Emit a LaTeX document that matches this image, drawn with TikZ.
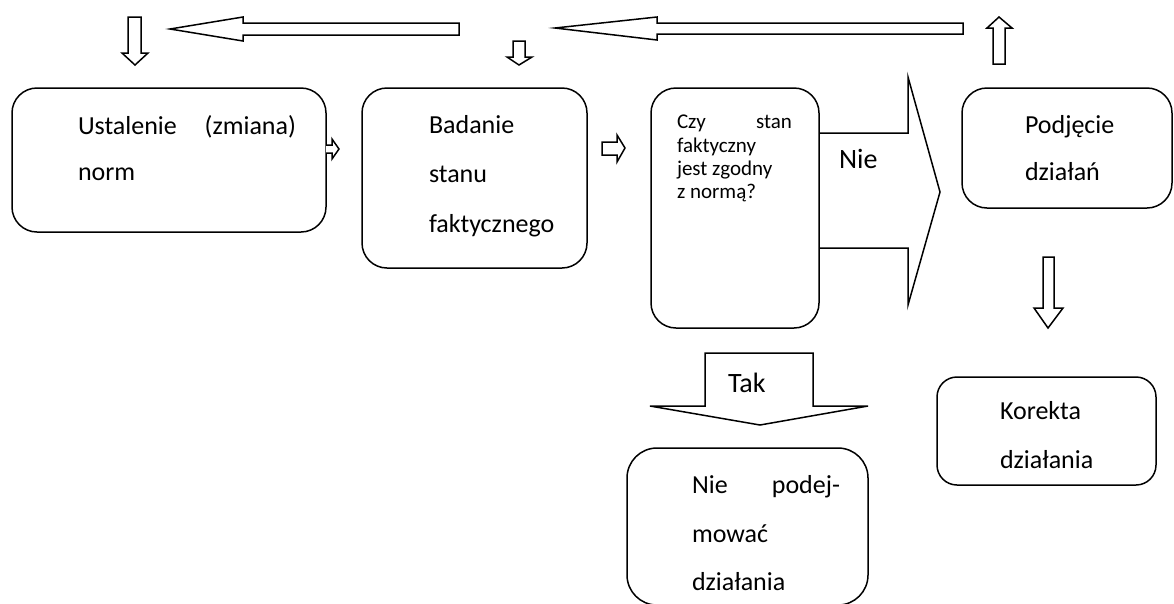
\documentclass[tikz,border=0pt]{standalone}
\usepackage{fontspec}
\setmainfont{Carlito}
\begin{document}
\begin{tikzpicture}[x=1pt,y=-1pt,
  box/.style={draw, line width=1.5pt, rounded corners=25pt, inner sep=0pt, outer sep=0pt, anchor=north west},
  blk/.style={draw, line width=1.5pt, fill=white, line join=miter},
  txt/.style={anchor=base west, inner sep=0pt, outer sep=0pt, font=\fontsize{26}{30}\selectfont},
  smalltxt/.style={anchor=base west, inner sep=0pt, outer sep=0pt, font=\fontsize{21}{24}\selectfont},
  bigtxt/.style={anchor=base west, inner sep=0pt, outer sep=0pt, font=\fontsize{28}{32}\selectfont}]
\useasboundingbox (0,0) rectangle (1174,603);
\clip (0,0) rectangle (1174,603);

% boxes
\node[box, minimum width=314pt, minimum height=144pt] (b1) at (12,88) {};
\node[box, minimum width=225pt, minimum height=180pt] (b2) at (362,88) {};
\node[box, minimum width=168pt, minimum height=240pt] (b3) at (651,88) {};
\node[box, minimum width=210pt, minimum height=120pt] (b4) at (962,88) {};
\node[box, rounded corners=20pt, minimum width=219pt, minimum height=108pt] (b5) at (937,377) {};
\node[box, rounded corners=30pt, minimum width=241pt, minimum height=157pt] (b6) at (627,448) {};

% texts
\node[txt] (t1a) at (78,134) {\hbox to 218pt{Ustalenie\hfill(zmiana)}};
\node[txt] (t1b) at (78,180) {norm};
\node[txt] (t2a) at (429,133) {Badanie};
\node[txt] (t2b) at (429,182) {stanu};
\node[txt] (t2c) at (429,232) {faktycznego};
\node[smalltxt] (t3a) at (677,128) {\hbox to 115pt{Czy\hfill stan}};
\node[smalltxt] (t3b) at (677,152) {faktyczny};
\node[smalltxt] (t3c) at (677,175) {jest zgodny};
\node[smalltxt] (t3d) at (677,198) {z normą?};
\node[txt] (t4a) at (1025,133) {Podjęcie};
\node[txt] (t4b) at (1025,180) {działań};
\node[txt] (t5a) at (1000,419) {Korekta};
\node[txt] (t5b) at (1000,468) {działania};
\node[txt] (t6a) at (692,493) {\hbox to 148pt{Nie\hfill podej-}};
\node[txt] (t6b) at (692,542) {mować};
\node[txt] (t6c) at (692,590) {działania};

% block arrows
\draw[blk] (170,29) -- (243,17) -- (243,23) -- (459,23) -- (459,35) -- (243,35) -- (243,41) -- cycle;
\draw[blk] (555,28) -- (657,17) -- (657,23) -- (963,23) -- (963,34) -- (657,34) -- (657,40) -- cycle;
\draw[blk] (128,17) -- (141,17) -- (141,53) -- (148,53) -- (135,65) -- (122,53) -- (128,53) -- cycle;
\draw[blk] (513,41) -- (525,41) -- (525,57) -- (532,57) -- (519,65) -- (507,57) -- (513,57) -- cycle;
\draw[blk] (993,64) -- (1005,64) -- (1005,28) -- (1012,28) -- (999,17) -- (987,28) -- (993,28) -- cycle;
\draw[blk] (1043,257) -- (1054,257) -- (1054,308) -- (1063,308) -- (1048,328) -- (1034,308) -- (1043,308) -- cycle;
\draw[blk] (326,145) -- (332,145) -- (332,139) -- (339,149) -- (332,159) -- (332,153) -- (326,153);
\draw[blk] (602,142) -- (617,142) -- (617,135) -- (625,148) -- (617,162) -- (617,155) -- (602,155) -- cycle;
% Nie arrow
\draw[blk, fill=none] (b3.east |- 0,133) -- (908,133) -- (908,77) -- (940,192) -- (908,305) -- (908,248) -- (b3.east |- 0,248);
\node[bigtxt] (nie) at (839,168) {Nie};
% Tak arrow
\draw[blk] (705,353) -- (813,353) -- (813,406) -- (868,406) -- (760,425) -- (650,406) -- (705,406) -- cycle;
\node[bigtxt] (tak) at (728,392) {Tak};
\end{tikzpicture}
\end{document}
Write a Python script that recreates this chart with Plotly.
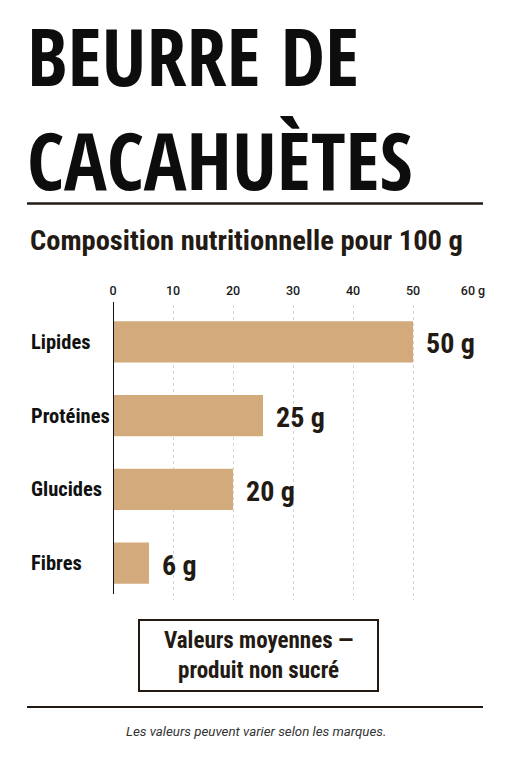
import plotly.graph_objects as go

W, H = 511, 768

title_lines = ["BEURRE DE", "CACAHUÈTES"]
subtitle = "Composition nutritionnelle pour 100 g"
categories = ["Lipides", "Protéines", "Glucides", "Fibres"]
values = [50, 25, 20, 6]
value_labels = ["50 g", "25 g", "20 g", "6 g"]
tick_vals = [0, 10, 20, 30, 40, 50, 60]
tick_text = ["0", "10", "20", "30", "40", "50", "60 g"]
box_lines = ["Valeurs moyennes —", "produit non sucré"]
footnote = "Les valeurs peuvent varier selon les marques."

HEAVY = "Open Sans Condensed, Roboto Condensed, sans-serif"
COND = "Roboto Condensed, Open Sans Condensed, sans-serif"
SANS = "Roboto, Liberation Sans, Arial, sans-serif"
DARK = "#231a14"
BAR = "#d3aa7c"


def px(x):
    return x / W


def py(y):
    return 1 - y / H


fig = go.Figure()
fig.add_trace(go.Bar(
    x=values, y=categories, orientation="h",
    marker=dict(color=BAR, line=dict(width=0)),
    width=0.56, hoverinfo="skip",
))

ann = []
ann.append(dict(text="<br>".join(title_lines), x=px(25), y=py(107), xref="paper", yref="paper",
                xanchor="left", yanchor="middle", showarrow=False, align="left",
                font=dict(family=HEAVY, size=80, weight=700, color="#0d0d0d")))
ann.append(dict(text=subtitle, x=px(28), y=py(240), xref="paper", yref="paper",
                xanchor="left", yanchor="middle", showarrow=False,
                font=dict(family=COND, size=28.5, weight=700, color=DARK)))
for c in categories:
    ann.append(dict(text=c, x=px(29), y=c, xref="paper", yref="y",
                    xanchor="left", yanchor="middle", showarrow=False,
                    font=dict(family=COND, size=20.5, weight=700, color="#111")))
for c, v, lab in zip(categories, values, value_labels):
    ann.append(dict(text=lab, x=v, y=c, xref="x", yref="y",
                    xanchor="left", yanchor="middle", xshift=11, yshift=-2, showarrow=False,
                    font=dict(family=COND, size=28, weight=700, color=DARK)))
ann.append(dict(text=box_lines[0] + "<br>" + box_lines[1], x=px(258.5), y=py(655),
                xref="paper", yref="paper", xanchor="center", yanchor="middle", showarrow=False,
                font=dict(family=COND, size=23, weight=700, color=DARK)))
ann.append(dict(text=f"<i>{footnote}</i>", x=px(256), y=py(731), xref="paper", yref="paper",
                xanchor="center", yanchor="middle", showarrow=False,
                font=dict(family=SANS, size=13.3, color="#333")))

shapes = [
    dict(type="line", xref="paper", yref="paper", x0=px(27), x1=px(483), y0=py(203.5), y1=py(203.5),
         line=dict(color=DARK, width=2.5)),
    dict(type="line", xref="paper", yref="paper", x0=px(27), x1=px(483), y0=py(707), y1=py(707),
         line=dict(color=DARK, width=2)),
    dict(type="rect", xref="paper", yref="paper", x0=px(139), x1=px(378), y0=py(620), y1=py(691),
         line=dict(color=DARK, width=2)),
    dict(type="line", xref="x", yref="paper", x0=0, x1=0, y0=py(302), y1=py(594),
         line=dict(color="#111", width=2)),
]

fig.update_layout(
    width=W, height=H, margin=dict(l=0, r=0, t=0, b=0, autoexpand=False),
    paper_bgcolor="white", plot_bgcolor="white",
    showlegend=False, annotations=ann, shapes=shapes,
    xaxis=dict(domain=[px(113), px(473)], range=[0, 60], side="top",
               tickvals=tick_vals, ticktext=tick_text, showgrid=True,
               gridcolor="#d6d6d6", griddash="dot", gridwidth=1,
               zeroline=False, showline=False, ticks="", ticklabelstandoff=7,
               tickfont=dict(family=SANS, size=12.5, weight=500, color="#1a1a1a"), fixedrange=True),
    yaxis=dict(domain=[py(600), py(305)], range=[3.5, -0.5], categoryorder="array",
               categoryarray=categories, showticklabels=False, showgrid=False,
               zeroline=False, showline=False, ticks="", fixedrange=True),
)

fig.write_html("out.html")
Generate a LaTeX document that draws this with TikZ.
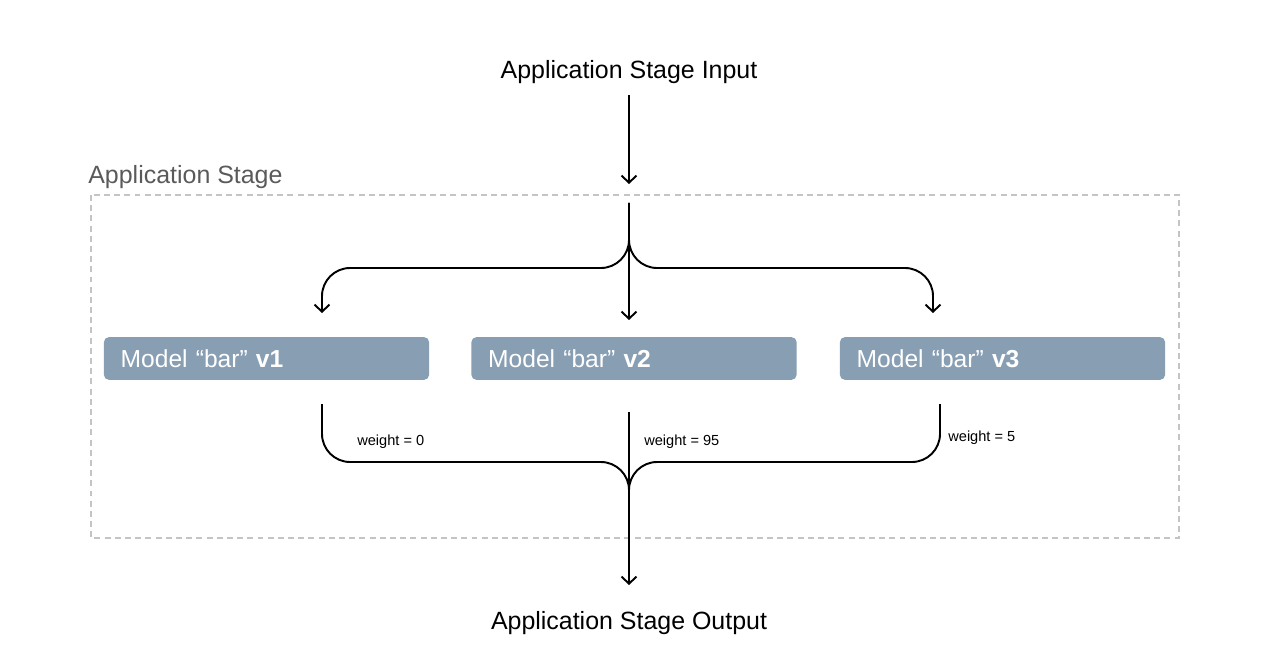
\documentclass[tikz,border=0pt]{standalone}
\usepackage{fontspec}
\setmainfont{Liberation Sans}
\usetikzlibrary{arrows.meta}
\definecolor{modelblue}{HTML}{879EB3}
\definecolor{stagegray}{HTML}{5A5A5A}
\definecolor{framegray}{HTML}{C4C4C4}
\tikzset{
  flow/.style={line width=1.1pt, -{Straight Barb[length=4pt,width=8.5pt,line width=1.1pt]}},
  merge/.style={line width=1.1pt, rounded corners=16pt},
  model/.style={fill=modelblue, text=white, rounded corners=3pt, minimum height=24.4pt,
    inner xsep=9.6pt, text width=166pt, align=left, font=\fontsize{14}{16}\selectfont},
  weight/.style={anchor=west, inner sep=0pt, font=\fontsize{8.3}{10}\selectfont},
  title/.style={font=\fontsize{14.2}{17}\selectfont}
}
\begin{document}
\begin{tikzpicture}[x=0.02cm, y=-0.02cm]
\useasboundingbox (0,0) rectangle (1264,672);

% stage frame
\draw [framegray, line width=0.8pt, dash pattern=on 3.4pt off 2.4pt] (91,195) rectangle (1179,538);
\node [title, text=stagegray, anchor=west, inner sep=0pt] (stage) at (88,177) {Application Stage};

\node [title] (input) at (629,72) {Application Stage Input};
\node [title] (output) at (629,623) {Application Stage Output};

% models
\foreach \x/\v in {266.5/1,634/2,1002.5/3}{
  \node [model] (m\v) at (\x,358.5) {Model “bar” \textbf{v\v}};
}

\coordinate (inend) at (629,184);
\coordinate (fork) at (629,203);
\coordinate (split) at (629,268);
\coordinate (m1in) at (322,313);
\coordinate (m2in) at (629,320);
\coordinate (m3in) at (933,313);
\coordinate (m1out) at (322,404);
\coordinate (m2out) at (629,412);
\coordinate (m3out) at (940,404);
\coordinate (join) at (629,462);
\coordinate (joined) at (629,492);
\coordinate (outend) at (629,585);

\draw [flow, shorten <=3pt] (input) -- (inend);
\draw [flow, rounded corners=16pt] (fork) |- (m1in |- split) -- (m1in);
\draw [flow, rounded corners=16pt] (fork) |- (m3in |- split) -- (m3in);
\draw [flow] (fork) -- (m2in);

\draw [merge] (m1out) |- (join) -- (joined);
\draw [merge] (m3out) |- (join) -- (joined);
\draw [flow] (m2out) -- (outend);

\node [weight] (w1) at (357,442) {weight = 0};
\node [weight] (w2) at (644,442) {weight = 95};
\node [weight] (w3) at (948,438) {weight = 5};

\end{tikzpicture}
\end{document}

--------------------

_TO BE DONE_.
Reproduce exactly the run of lines beginning with the one that contains "Write a Python" and ending with the one that contains "W, H = 511, 768". Do not include pictures.

_SOLUTION TO THIS EXERCISE_.
Write a Python script that recreates this chart with Plotly.
import plotly.graph_objects as go

W, H = 511, 768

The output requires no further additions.